Manuel Bernales Alvarado
Desafíos de la lucha contra la corrupción
Un problema inseparable de la informalidad y la desigualdad
![Desafíos de la lucha contra la corrupción](https://elmontonero.pe/upload/uploads_images/columna_manuel_53.jpg)
La corrupción, en su sentido genérico y aplicado a la sociedad, es concebible como un conjunto diferenciado de estratos en interacción añeja, permanente, compleja y que se acelera y agudiza en circunstancias como las actuales. Se ve en todo nuestro continente. El más profundo y arraigado es el hábito de las microcorrupciones, inseparables de la informalidad y de la desigualdad en todo orden de cosas.
Esta pauta cultural probablemente existía en sociedades pre estatales y el propio incario, aunque se considera originada por la conquista y la colonia. Literatura y tradiciones populares mexicanas, peruanas, brasileñas y nicaragüenses la han registrado en todos los estratos sociales —tanto para lo civil, económico, judicial, eclesiástico y militar— desde el siglo XVIII.
Arribismo, achoramiento, informalidad, inclusive anomia, serían expresiones de esa cultura de la corrupción, inseparable de la informalidad y la desigualdad estructurales profundas, de larga duración y complejidad, que permiten y favorecen hacer la trampa al hacer la ley. La falta de buenos ejemplos y severas correcciones, así como los decenios de mala prensa y educación, están consolidándola. Vemos pautas negativas, locales y mundiales, que se consideran naturales y aún deseables en los medios electrónicos.
La cultura de la corrupción, que incluye a la impunidad, emerge e impregna diversos espacios u órdenes institucionales, en los cuales se desenvuelve la vida en sociedad. Hoy, por causa de la mundialización de las comunicaciones, nuevos actores, redes contestatarias y buenos ejemplos, se conoce y se lucha abiertamente contra delitos y faltas del entramado de la corrupción en el Perú y el mundo; en empresas, comercio global y local, gobiernos, iglesias, estados, partidos, oenegés, gremios, asociaciones, guerrillas —que hace poco fueron clasificadas como terroristas—, en Hollywood y en la FIFA. ¡Ni el núcleo de Mandela se salvó! Hay pasmo e indignación: era impensable que la osadía, inmoralidad e impunidad llegasen a extremos. Se rompió, sin querer, el pacto infame de hablar a media voz.

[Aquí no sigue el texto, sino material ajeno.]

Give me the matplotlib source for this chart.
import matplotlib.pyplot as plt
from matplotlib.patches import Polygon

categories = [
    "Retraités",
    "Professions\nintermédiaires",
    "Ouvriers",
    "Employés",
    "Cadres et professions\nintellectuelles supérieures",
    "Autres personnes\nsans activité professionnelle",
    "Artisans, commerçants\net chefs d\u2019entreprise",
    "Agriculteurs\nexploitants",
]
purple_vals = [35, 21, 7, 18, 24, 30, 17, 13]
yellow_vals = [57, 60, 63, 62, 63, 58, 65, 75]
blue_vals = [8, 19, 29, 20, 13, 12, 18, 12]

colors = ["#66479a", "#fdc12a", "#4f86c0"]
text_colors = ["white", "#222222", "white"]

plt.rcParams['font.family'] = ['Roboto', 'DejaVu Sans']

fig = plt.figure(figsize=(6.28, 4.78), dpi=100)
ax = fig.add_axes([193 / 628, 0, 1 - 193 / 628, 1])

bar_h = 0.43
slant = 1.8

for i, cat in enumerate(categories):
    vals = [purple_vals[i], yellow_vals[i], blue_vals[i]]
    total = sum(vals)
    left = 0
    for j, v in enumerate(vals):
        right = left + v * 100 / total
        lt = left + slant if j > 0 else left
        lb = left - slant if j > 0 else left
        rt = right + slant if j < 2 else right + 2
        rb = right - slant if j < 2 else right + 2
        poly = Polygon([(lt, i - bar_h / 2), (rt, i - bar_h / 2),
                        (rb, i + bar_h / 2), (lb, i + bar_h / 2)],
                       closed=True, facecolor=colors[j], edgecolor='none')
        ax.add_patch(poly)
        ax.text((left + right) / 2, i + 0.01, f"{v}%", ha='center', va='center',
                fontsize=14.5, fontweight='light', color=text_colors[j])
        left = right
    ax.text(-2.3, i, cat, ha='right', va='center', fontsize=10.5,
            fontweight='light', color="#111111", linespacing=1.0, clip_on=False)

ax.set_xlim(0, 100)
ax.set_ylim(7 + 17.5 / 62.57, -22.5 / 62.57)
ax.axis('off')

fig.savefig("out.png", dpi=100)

Las prácticas sociales y las instituciones se encarnan en mujeres o varones que se acostumbraron a desenvolverse decentemente con tan solo seguir la corriente. ¿Cuántos destacados profesionales y empresas del derecho y las finanzas desconocían que su cliente Odebrecht era una empresa corrupta y corruptora? ¿Lo sabía el periodista y luego presidente de El Salvador Mauricio Funes, hoy sentenciado y prófugo en Managua? Cada quien es dueño de su miedo a transgredir las normas. No de la ética y de la ley, sino del sistema de corrupción e impunidad: hay personas que asumen ese riesgo en distintos órdenes sociales y luchan contra la corrupción.
Un proceso de revolución de ideas e instituciones demanda propuestas, proponentes y actores para realizarlas. Ellos enfrentarán intereses establecidos de la institucionalidad y sus controladores; mayores serán los problemas cuanto más claras, comprensibles y aplicables sean las demandas y apoyos para un verdadero cambio. Se estrellarán con oposiciones y obstáculos peligrosos de operadores expertos en que “algo cambie para que todo siga como está”. Los hay en todos los niveles y poderes del Estado; también en la red de asociaciones civiles, empresas y academia. ¿Ya olvidamos los plagios y compraventas de títulos y grados, con ayuda de leyes que comercializan malamente la educación, la investigación y la ciencia?
Urge una ciudadanía informada y luchadora para realizar cambios sustantivos, acumulativos y rápidos del sistema judicial y del mundo profesional. Ocupémonos también de decretos legislativos, como el DL N° 1362, mediante facultades delegadas; de la ejecución presupuestal en la que concurren cultura, prácticas y personas vulneradas o vulnerables a la cultura de la corrupción. Así mismo urge innovar o corregir normas y prácticas en las relaciones de prensa, Estado y sociedad (y no solo con el Poder Ejecutivo), en base a investigaciones académicas bien hechas, no encuestas, opinópatas ni oráculos que confunden la mera publicidad con el derecho primordial del ciudadano a ser bien informado.